If the voltage triples the current triples.

- If an object has a large resistance, it means it is hard to push current through it.

When current flows in circuits, there is often more than one element in the circuit that the current can go through. There are two common configurations, parallel and series.

In
**series circuits**, all the current must flow
through each element. Then the voltage across each element will be
different than the total voltage, but the total voltage will be the sum of the
individual voltages. (One can say they have equal currents but different
voltages.) In the picture at the right, all the current that goes out the
+ terminal must pass through BOTH A and B to get to the - terminal.

In
**parallel circuits**, the voltage across each
element is the same, but the currents are different. The total current in
the circuit is the sum of the currents through each element. In the
picture at the right, the current coming from the + terminal can divide at point
1 and go through either Bulb A **OR** Bulb B to
get to the - terminal.
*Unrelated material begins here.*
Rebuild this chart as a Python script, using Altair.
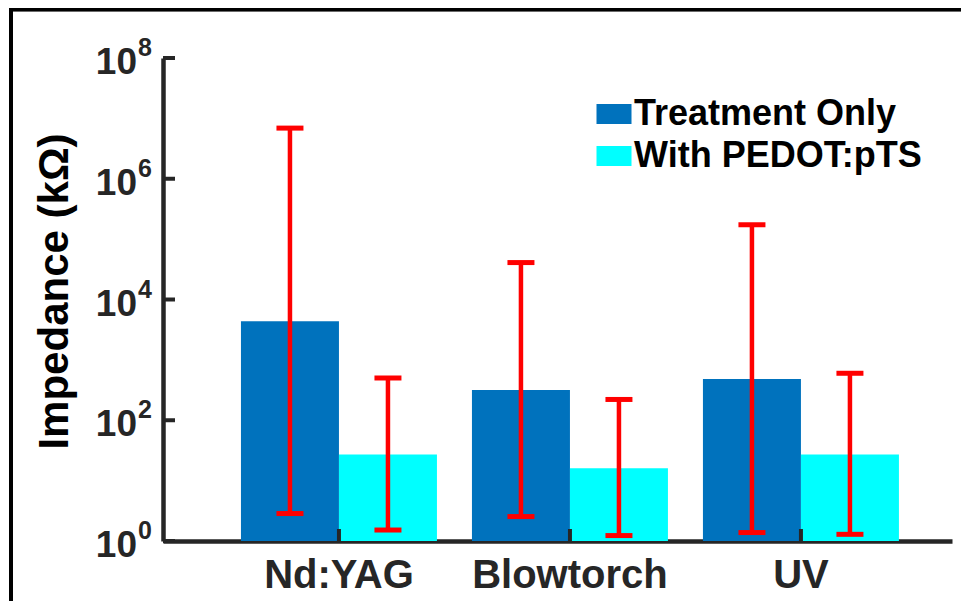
import altair as alt
import pandas as pd

categories = ["Nd:YAG", "Blowtorch", "UV"]
series = ["Treatment Only", "With PEDOT:pTS"]
colors = ["#0072BD", "#00FFFF"]

treatment_mean = [4350, 316, 482]
treatment_hi = [6.9e6, 40900, 173000]
treatment_lo = [2.85, 2.54, 1.38]
pedot_mean = [27.1, 16.0, 27.1]
pedot_hi = [501, 221, 600]
pedot_lo = [1.52, 1.23, 1.29]

tick_values = [1, 100, 1e4, 1e6, 1e8]
tick_exps = ["0", "2", "4", "6", "8"]

rows = []
for i, c in enumerate(categories):
    rows.append(dict(category=c, series=series[0], mean=treatment_mean[i],
                     lo=treatment_lo[i], hi=treatment_hi[i]))
    rows.append(dict(category=c, series=series[1], mean=pedot_mean[i],
                     lo=pedot_lo[i], hi=pedot_hi[i]))
df = pd.DataFrame(rows)
ticks_df = pd.DataFrame({"v": tick_values, "e": tick_exps})
cat_df = pd.DataFrame({"category": categories})

W, H = 789, 483
FONT = "Liberation Sans"
AX = "#262626"

xscale = alt.Scale(domain=categories, paddingInner=0.1515, paddingOuter=0.2836, align=0.595)
yscale = alt.Scale(type="log", domain=[1, 1e8], nice=False, clamp=True)

x_enc = alt.X("category:N", sort=categories, scale=xscale,
              axis=alt.Axis(title=None, labelFont=FONT, labelFontSize=40, labelFontWeight="bold",
                            labelColor=AX, labelAngle=0, ticks=False, labelPadding=14,
                            labelLimit=0, domainColor=AX, domainWidth=4.5, grid=False))
xo_enc = alt.XOffset("series:N", sort=series, scale=alt.Scale(domain=series, paddingInner=0, paddingOuter=0))

bars = alt.Chart(df).mark_bar(opacity=1).encode(
    x=x_enc,
    xOffset=xo_enc,
    y=alt.Y("mean:Q", scale=yscale,
            axis=alt.Axis(title="Impedance (kΩ)", labels=False, ticks=False, grid=False,
                          domainColor=AX, domainWidth=4.5,
                          titleFont=FONT, titleFontSize=42, titleFontWeight="bold", titleColor="#000000",
                          titleAngle=270, titleX=-109, titleY=233, titleAlign="center",
                          titleBaseline="middle", titleLimit=0)),
    y2=alt.datum(1),
    color=alt.Color("series:N", sort=series, scale=alt.Scale(domain=series, range=colors),
                    legend=alt.Legend(title=None, orient="none", legendX=433, legendY=38,
                                      labelFont=FONT, labelFontSize=36, labelFontWeight="bold",
                                      labelColor="#000000", symbolType="M-1,-0.571H1V0.571H-1Z",
                                      symbolSize=1225, symbolStrokeWidth=0, symbolOpacity=1,
                                      rowPadding=6, labelOffset=2, padding=0, labelLimit=0)),
)

err = alt.Chart(df).mark_rule(color="#FF0000", strokeWidth=4.5).encode(
    x=alt.X("category:N", sort=categories, scale=xscale),
    xOffset=xo_enc,
    y=alt.Y("lo:Q", scale=yscale),
    y2="hi:Q",
)
cap_hi = alt.Chart(df).mark_tick(color="#FF0000", size=27, thickness=5, opacity=1).encode(
    x=alt.X("category:N", sort=categories, scale=xscale),
    xOffset=xo_enc,
    y=alt.Y("hi:Q", scale=yscale),
)
cap_lo = alt.Chart(df).mark_tick(color="#FF0000", size=27, thickness=5, opacity=1).encode(
    x=alt.X("category:N", sort=categories, scale=xscale),
    xOffset=xo_enc,
    y=alt.Y("lo:Q", scale=yscale),
)

yticks = alt.Chart(ticks_df).mark_rule(color=AX, strokeWidth=4).encode(
    y=alt.Y("v:Q", scale=yscale), x=alt.value(0), x2=alt.value(12))
xticks = alt.Chart(cat_df).mark_rule(color=AX, strokeWidth=4).encode(
    x=alt.X("category:N", sort=categories, scale=xscale), y=alt.value(H - 12), y2=alt.value(H))

ylab10 = alt.Chart(ticks_df).mark_text(font=FONT, fontSize=37, fontWeight="bold", color=AX,
                                       align="right", baseline="alphabetic", dy=16).encode(
    y=alt.Y("v:Q", scale=yscale), x=alt.value(-26), text=alt.value("10"))
ylabexp = alt.Chart(ticks_df).mark_text(font=FONT, fontSize=25, fontWeight="bold", color=AX,
                                        align="left", baseline="alphabetic", dy=-2).encode(
    y=alt.Y("v:Q", scale=yscale), x=alt.value(-25), text="e:N")

border_left = alt.Chart(cat_df).mark_rule(color="#000000", strokeWidth=4).encode(
    x=alt.value(-152), y=alt.value(-50), y2=alt.value(H + 60))
border_top = alt.Chart(cat_df).mark_rule(color="#000000", strokeWidth=3.5).encode(
    y=alt.value(-48.5), x=alt.value(-154), x2=alt.value(W + 9))

chart = alt.layer(bars, err, cap_hi, cap_lo, yticks, xticks, ylab10, ylabexp,
                  border_left, border_top).properties(
    width=W, height=H,
    autosize=alt.AutoSizeParams(type="none"),
    padding={"left": 155, "top": 50, "right": 9, "bottom": 60},
    background="white",
).configure_view(stroke=None)

chart.save("out.html", embed_options={"renderer": "svg", "actions": False})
Here the voltage across each bulb is the same, the
voltage of the battery, V_{B}. In household wiring the circuits
are usually parallel circuits, so each element will have the same voltage across
it.

**Work and Power**

- When current flows through a resistor, the potential energy of the charge drops. If a
charge Q drops in potential by V, its potential energy drops by Q times V,
or QV. Where does this
energy go? In a resister is becomes heat to increase the temperature of the resistor. (In
other types of circuits we can get use this energy to do work for us, e.g. electric
motors.) This energy comes from the battery. The rate at which the battery is supplying
energy to the circuit is I times V, or IV, where I is the current and V is the "voltage" of
the battery.

- A 1.5V battery supplying 0.25A of current to a light bulb is supplying 1.5x0.25VA of Power, or 0.375W or 0.375J/s. This heat makes the light bulb's filament so hot that the thermal, or blackbody, radiation it produces is visible.